- Task directions -
Find the lines of data that contain the string "matplotlib", then list them.

- Source excerpt -
((
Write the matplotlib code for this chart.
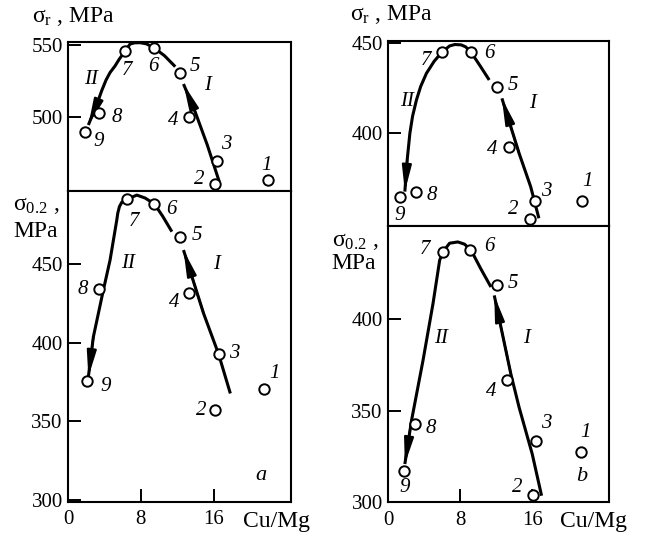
import matplotlib.pyplot as plt

plt.rcParams['font.family'] = 'serif'
plt.rcParams['font.serif'] = ['Liberation Serif', 'DejaVu Serif']
plt.rcParams['mathtext.fontset'] = 'custom'
plt.rcParams['mathtext.rm'] = 'Liberation Serif'
plt.rcParams['mathtext.it'] = 'Liberation Serif:italic'
SERIF = 'Liberation Serif'

point_labels = ['1', '2', '3', '4', '5', '6', '7', '8', '9']

# panel a, sigma_r (top)
a_top_x = [22.0, 16.2, 16.4, 13.3, 12.3, 9.4, 6.3, 3.4, 1.8]
a_top_y = [455.6, 453.1, 469.1, 500.0, 530.5, 548.1, 545.8, 502.4, 489.1]
a_top_I_x = [16.63, 15.31, 13.98, 12.69]
a_top_I_y = [454.7, 480.3, 503.3, 522.8]
a_top_II_x = [11.78, 10.6, 9.43, 8.6, 7.91, 7.3, 6.81, 6.26, 5.6, 5.15, 4.6, 4.16, 3.7, 3.31, 2.8, 2.21]
a_top_II_y = [534.9, 542.5, 548.1, 550.8, 551.6, 551.5, 550.7, 545.8, 540.0, 535.4, 530.8, 525.6, 518.5, 511.6, 503.5, 494.2]

# panel a, sigma_0.2 (bottom)
a_bot_x = [21.6, 16.19, 16.56, 13.32, 12.25, 9.49, 6.45, 3.39, 2.10]
a_bot_y = [370.4, 357.0, 392.7, 431.4, 467.1, 488.3, 491.3, 433.9, 375.5]
a_bot_I_x = [17.85, 16.56, 14.90, 12.69]
a_bot_I_y = [367.7, 392.7, 418.7, 459.0]
a_bot_II_x = [11.41, 10.4, 9.49, 8.47, 7.55, 6.45, 5.9, 5.63, 5.45, 5.34, 4.60, 3.86, 2.76, 2.21]
a_bot_II_y = [470.7, 480.5, 488.3, 492.1, 494.0, 491.3, 489.5, 486.6, 482.5, 478.1, 452.6, 433.5, 403.7, 378.3]

# panel b, sigma_r (top)
b_top_x = [21.52, 15.72, 16.27, 13.43, 12.14, 9.2, 5.96, 3.13, 1.29]
b_top_y = [362.4, 352.4, 362.4, 392.6, 425.6, 445.0, 445.0, 367.2, 364.4]
b_top_I_x = [16.74, 15.83, 14.54, 12.63]
b_top_I_y = [352.8, 370.3, 388.9, 419.4]
b_top_II_x = [11.22, 10.2, 9.2, 8.6, 8.10, 7.4, 6.81, 5.96, 5.1, 4.24, 3.6, 3.13, 2.7, 2.40, 2.10, 1.84]
b_top_II_y = [429.6, 437.5, 445.0, 448.0, 449.1, 449.3, 448.5, 445.0, 440.0, 433.3, 426.0, 418.5, 409.5, 400.0, 385.2, 367.6]

# panel b, sigma_0.2 (bottom)
b_bot_x = [21.46, 16.08, 16.38, 13.25, 12.14, 9.13, 6.07, 2.95, 1.73]
b_bot_y = [327.8, 304.2, 333.8, 367.0, 419.0, 437.8, 436.8, 342.9, 317.4]
b_bot_I_x = [17.04, 16.0, 14.54, 13.62, 11.78]
b_bot_I_y = [303.7, 326.5, 352.0, 370.3, 413.1]
b_bot_II_x = [11.41, 10.3, 9.2, 8.47, 7.73, 6.81, 6.07, 5.71, 4.97, 3.86, 2.58, 1.84]
b_bot_II_y = [417.7, 427.5, 437.8, 441.1, 442.3, 441.6, 436.8, 432.3, 408.6, 377.6, 344.7, 321.0]

# label offsets in pixels (dx right, dy down)
a_top_off = [(-2, -15), (-16, -4), (9, -17), (-16, 4), (15, -6), (0, 19), (2, 19), (18, 4), (14, 9)]
a_bot_off = [(10, -16), (-14, 0), (16, -1), (-15, 9), (17, -2), (17, 5), (7, 22), (-16, 0), (18, 5)]
b_top_off = [(6, -19), (-16, -9), (12, -9), (-17, 3), (15, -2), (18, 1), (-16, 8), (15, 3), (0, 18)]
b_bot_off = [(4, -19), (-16, -7), (11, -17), (-16, 12), (15, -1), (19, -4), (-18, -3), (16, 5), (1, 17)]


def arrow_curve(ax, xs, ys):
    ax.plot(xs, ys, color='black', lw=2.2, solid_capstyle='butt',
            solid_joinstyle='round', clip_on=False)
    ax.annotate('', xy=(xs[-1], ys[-1]), xytext=(xs[-2], ys[-2]),
                arrowprops=dict(arrowstyle='-|>,head_length=1.2,head_width=0.22',
                                color='black', lw=1.6, mutation_scale=13,
                                shrinkA=0, shrinkB=0))


def draw_subplot(ax, x, y, offsets, cI, cII, ylim, yticks, bottom):
    arrow_curve(ax, cI[0], cI[1])
    arrow_curve(ax, cII[0], cII[1])
    ax.plot(x, y, 'o', ms=7.5, mfc='white', mec='black', mew=1.4, clip_on=False, zorder=5)
    for lbl, xi, yi, (dx, dy) in zip(point_labels, x, y, offsets):
        ax.annotate(lbl, (xi, yi), xytext=(dx, -dy), textcoords='offset pixels',
                    ha='center', va='center', style='italic', fontsize=15, family=SERIF)
    ax.set_xlim(0, 24.5)
    ax.set_ylim(*ylim)
    ax.set_yticks(yticks)
    ax.tick_params(axis='both', direction='in', length=9.5, width=1.4, labelsize=15, pad=4)
    if bottom:
        ax.set_xticks([0, 8, 16])
        ax.tick_params(axis='x', pad=6)
    else:
        ax.set_xticks([])
    for lab in ax.get_xticklabels() + ax.get_yticklabels():
        lab.set_family(SERIF)
    for s in ax.spines.values():
        s.set_linewidth(1.5)


def roman(ax, x, y, s):
    ax.text(x, y, s, style='italic', fontsize=15, ha='center', va='center', family=SERIF)


fig = plt.figure(figsize=(6.45, 5.38), dpi=100)

ax_at = fig.add_axes([0.1059, 0.645, 0.3448, 0.2775])
ax_ab = fig.add_axes([0.1059, 0.0669, 0.3448, 0.5781])
ax_bt = fig.add_axes([0.602, 0.5799, 0.3417, 0.3444])
ax_bb = fig.add_axes([0.602, 0.0660, 0.3417, 0.5139])

draw_subplot(ax_at, a_top_x, a_top_y, a_top_off, (a_top_I_x, a_top_I_y),
             (a_top_II_x, a_top_II_y), (448.2, 552.3), [500, 550], False)
draw_subplot(ax_ab, a_bot_x, a_bot_y, a_bot_off, (a_bot_I_x, a_bot_I_y),
             (a_bot_II_x, a_bot_II_y), (298.6, 496.6), [300, 350, 400, 450], True)
draw_subplot(ax_bt, b_top_x, b_top_y, b_top_off, (b_top_I_x, b_top_I_y),
             (b_top_II_x, b_top_II_y), (348.5, 451.4), [400, 450], False)
draw_subplot(ax_bb, b_bot_x, b_bot_y, b_bot_off, (b_bot_I_x, b_bot_I_y),
             (b_bot_II_x, b_bot_II_y), (300, 451), [300, 350, 400], True)

# curve names
roman(ax_at, 2.47, 525.6, 'II')
roman(ax_at, 15.3, 522.1, 'I')
roman(ax_ab, 6.62, 450.5, 'II')
roman(ax_ab, 16.38, 450.1, 'I')
roman(ax_bt, 2.10, 417.6, 'II')
roman(ax_bt, 16.0, 416.7, 'I')
roman(ax_bb, 5.89, 389.4, 'II')
roman(ax_bb, 15.34, 389.4, 'I')

ax_ab.text(21.24, 315.6, 'a', style='italic', fontsize=16, ha='center', va='center', family=SERIF)
ax_bb.text(21.52, 314.1, 'b', style='italic', fontsize=16, ha='center', va='center', family=SERIF)

# axis titles
W, H = 645.0, 538.0
fig.text(31.7 / W, 1 - 16 / H, r'σ$_{\mathrm{r}}$ , MPa', fontsize=17, ha='left', va='center', family=SERIF)
fig.text(350 / W, 1 - 15 / H, r'σ$_{\mathrm{r}}$ , MPa', fontsize=17, ha='left', va='center', family=SERIF)
fig.text(13.3 / W, 1 - 205 / H, r'σ$_{0.2}$ ,', fontsize=17, ha='left', va='center', family=SERIF)
fig.text(13.3 / W, 1 - 231.7 / H, 'MPa', fontsize=17, ha='left', va='center', family=SERIF)
fig.text(331.7 / W, 1 - 241.7 / H, r'σ$_{0.2}$ ,', fontsize=17, ha='left', va='center', family=SERIF)
fig.text(331.7 / W, 1 - 263.3 / H, 'MPa', fontsize=17, ha='left', va='center', family=SERIF)
fig.text(242.7 / W, 1 - 521.7 / H, 'Cu/Mg', fontsize=17, ha='left', va='center', family=SERIF)
fig.text(560 / W, 1 - 521.7 / H, 'Cu/Mg', fontsize=17, ha='left', va='center', family=SERIF)

plt.savefig('out.png', dpi=100)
))
- Result of the exercise -
Write the matplotlib code for this chart.
import matplotlib.pyplot as plt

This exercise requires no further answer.